E nem poderia ser diferente. Pesquisas do Ministério da Educação mostram que apenas 6% dos estudantes terminam os 11 anos da escola básica com conhecimentos adequados em Português para a série em que estão. Em Matemática são 7%. O fato confirma os dois principais complicadores do Programa -- baixa escolaridade e formação deficiente --, e ajuda a explicar que apenas 30% dos dois mil inscritos têm o Ensino Médio completo. O restante apresenta descompasso entre idade e série, o que amplia as dificuldades de colocação, principalmente dos mais velhos. "Imagine as exigências para colocar um jovem de 24 anos que mal terminou o Ensino Fundamental e nunca teve uma oportunidade no mercado formal" -- alerta Luís Almeida.
Não por acaso, os jovens entre 19 e 24 anos somam 3,5 milhões de desempregados ou 45% do contingente de desocupados, segundo o Ministério do Trabalho. Se essa estatística for cruzada com o indicador que aponta apenas 9% dos estudantes nessa mesma faixa etária nos cursos superiores, não fica difícil traçar a face de quem precisa do socorro governamental.

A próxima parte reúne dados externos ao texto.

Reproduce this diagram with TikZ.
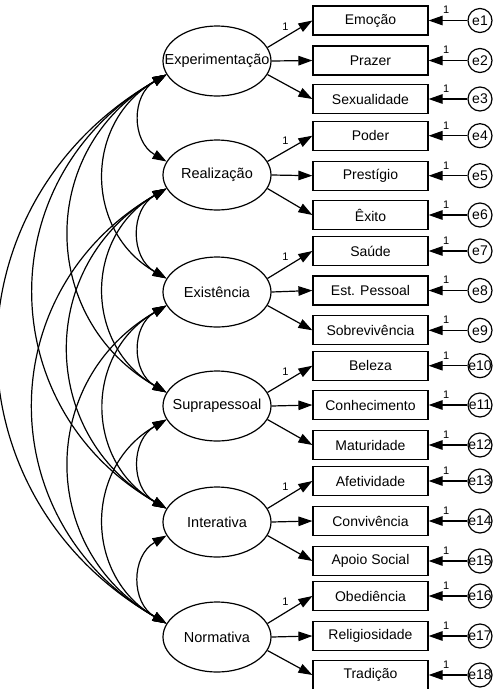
\documentclass[tikz,border=0pt]{standalone}
\usepackage{fontspec}
\setmainfont{Liberation Sans}
\usetikzlibrary{shapes.geometric,arrows.meta}
\tikzset{
  lat/.style={draw, ellipse, line width=1.2pt, minimum width=108pt, minimum height=70pt, inner sep=0pt, font=\fontsize{14.5}{16}\selectfont},
  obs/.style={draw, rectangle, line width=1.2pt, minimum width=115pt, minimum height=29pt, inner sep=0pt, font=\fontsize{14}{16}\selectfont},
  err/.style={draw, circle, line width=1.2pt, minimum size=24pt, inner sep=0pt, font=\fontsize{14}{15}\selectfont},
  tip/.tip={Triangle[length=14pt,width=9.5pt]},
  load/.style={-tip, line width=1.2pt},
  cov/.style={tip-tip, line width=1.2pt},
  one/.style={font=\fontsize{11}{12}\selectfont, inner sep=0pt}
}
\begin{document}
\begin{tikzpicture}[x=1pt,y=-1pt]
\useasboundingbox (0,0) rectangle (499,689);
% latent variables
\node[lat] (L1) at (217,61) {\makebox[0pt]{Experimentação}};
\node[lat] (L2) at (217,175) {\makebox[0pt]{Realização}};
\node[lat] (L3) at (217,292) {\makebox[0pt]{Existência}};
\node[lat] (L4) at (217,406) {\makebox[0pt]{Suprapessoal}};
\node[lat] (L5) at (217,522) {\makebox[0pt]{Interativa}};
\node[lat] (L6) at (217,637) {\makebox[0pt]{Normativa}};
% observed variables and errors
\foreach \i/\y/\t in {1/20.5/Emoção,2/60.5/Prazer,3/99/Sexualidade,
  4/135.7/Poder,5/175.7/Prestígio,6/215/Êxito,
  7/251/Saúde,8/290.5/Est. Pessoal,9/330.3/Sobrevivência,
  10/365.7/Beleza,11/405/Conhecimento,12/445/Maturidade,
  13/481/Afetividade,14/521/Convivência,15/561/Apoio Social,
  16/596/Obediência,17/636/Religiosidade,18/675/Tradição}{
  \node[obs] (O\i) at (370.5,\y) {\t};
  \node[err] (E\i) at (480,\y) {\makebox[0pt]{e\i}};
  \draw[load] (E\i) -- node[one, pos=0.55, above=6pt] {1} (O\i);
}
% loadings
\foreach \l/\a/\b/\c in {1/1/2/3,2/4/5/6,3/7/8/9,4/10/11/12,5/13/14/15,6/16/17/18}{
  \draw[load] (L\l.15) -- node[one, pos=0.4, above=6pt] {1} (O\a.west);
  \draw[load] (L\l.0) -- (O\b.west);
  \draw[load] (L\l.-15) -- (O\c.west);
}
% covariances
\foreach \i/\j in {1/2,1/3,1/4,1/5,1/6,2/3,2/4,2/5,2/6,3/4,3/5,3/6,4/5,4/6,5/6}{
  \draw[cov] (L\i.195) to[bend right=60, looseness=1.2] (L\j.165);
}
\end{tikzpicture}
\end{document}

O Programa Primeiro Emprego também proporciona ajuda de custo temporária aos participantes. São R$ 600 para cada inscrito distribuídos pelos seis meses de treinamento. A melhor definição para esse quadro que mescla desesperança com descrença de mobilidade social é da mãe de Suellen, a jovem de 20 anos que está começando a carreira como empacotadeira. "O dinheiro é importante porque todo mundo quer realizar sonhos. Mas o melhor é ver a cara de felicidade de um filho que realmente pode se sentir um pouco mais gente porque tem um trabalho" -- simplifica Rosemeire Paccanaro Nogueira.